Thoughts on food as fad
Every day, someone tells me they’ve sworn off gluten, most for reasons that have nothing to do with celiac disease, gluten intolerance or even mild sensitivity.
“I’m trying to lose weight,” says the punked-out drummer down the block. “Humans were not designed to digest gluten,” the hostess of a ritzy dinner party tells me, showing off her pricey Le Veneziane pasta fagioli and winking.
I’ve noticed this irks some in the celiac community and strikes fear into those who have worked long and unflaggingly for awareness of celiac as a bona fide disease, those selfless souls who brought us to this tipping point. Today we know celiac disease and its many variations are far more common than we ever thought, but who ever imagined a day when millions would follow this restrictive diet whether they needed to or not, when movie stars would tell us eschewing gluten was one of their secrets to a sexy body?
Should we treat with suspicion the new lassez-faire attitudes engendered by these faddists? Yes.
Do we have to double-check the safety of the meals served by well-meaning, but possibly undereducated, newcomers? Absolutely.
Should we take with a grain of salt the health claims of this growing group? You bet.
But isn’t this what we pined for back in the bad, old days when our bread tasted like drywall compound and mail order was the only way to put dinner on the table? Didn’t we dream of gluten-free pizza parlors on every corner, dedicated bread bakeries that scent the air with yeasty aromas, brownies and cupcakes and birthday cakes and fresh pasta whenever we want them, restaurant waiters who need no explanation, only the words gluten-free to serve us safely and royally?
Notoriety never comes without its challenges but, on balance, it beats the blank stares and empty plates many of us lived with in the hungry years.
Foods, like health conditions, all have their moments—remember Swedish meatballs, chicken fricassee, the year everyone in America was hypoglycemic? I, for one, am not worried about overexposure, the sanctity of my particular plumbing as an important issue or that celiacs as a group won’t be taken seriously. I am thrilled that we’ve achieved what marketers call critical mass, a veritable tsunami of popularity and awareness propelling the purveyors of all things gluten-free toward excellence or oblivion, leaving no room on the table for mediocrity. The eat-or-be-eaten survival of the market fittest.

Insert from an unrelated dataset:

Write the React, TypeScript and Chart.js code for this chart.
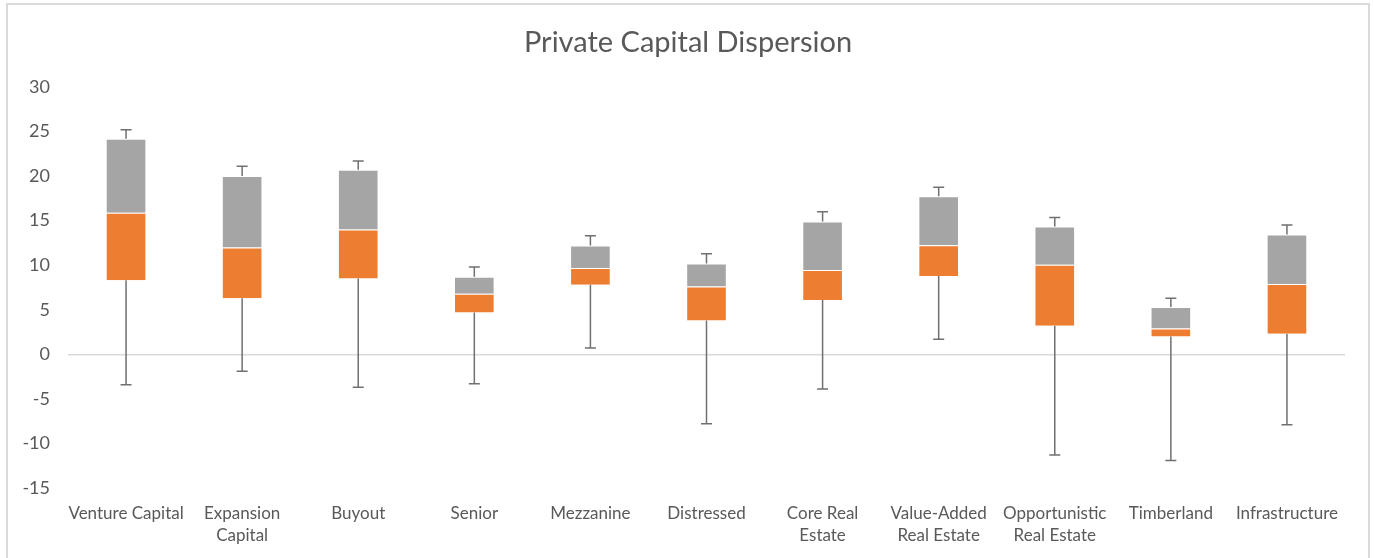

It’s likely the Rastafarian macrobiotic on my street will fall off the gluten-free wagon and jump on some other food fad. Likewise, the frenzied creation of gluten-free cookbooks and empires will abate.
But when the wave finally breaks, we’ll be left with the best of these enterprises, a world that takes gluten-free in its stride, equal to low fat, lactose free and organic as valid options. Who knows, the hunt for the magic bullet—when we just want the real thing—may be beside the point because the alternative is the real thing. In the future of gluten-free abundance, I imagine being offered a slice of gluten-free pizza and saying, “No thanks, I’m on a diet!”
Novelist and poet Jax Peters Lowell, author of The Gluten-Free Bible and other books, was diagnosed with celiac disease in 1981. She lives in Philadelphia.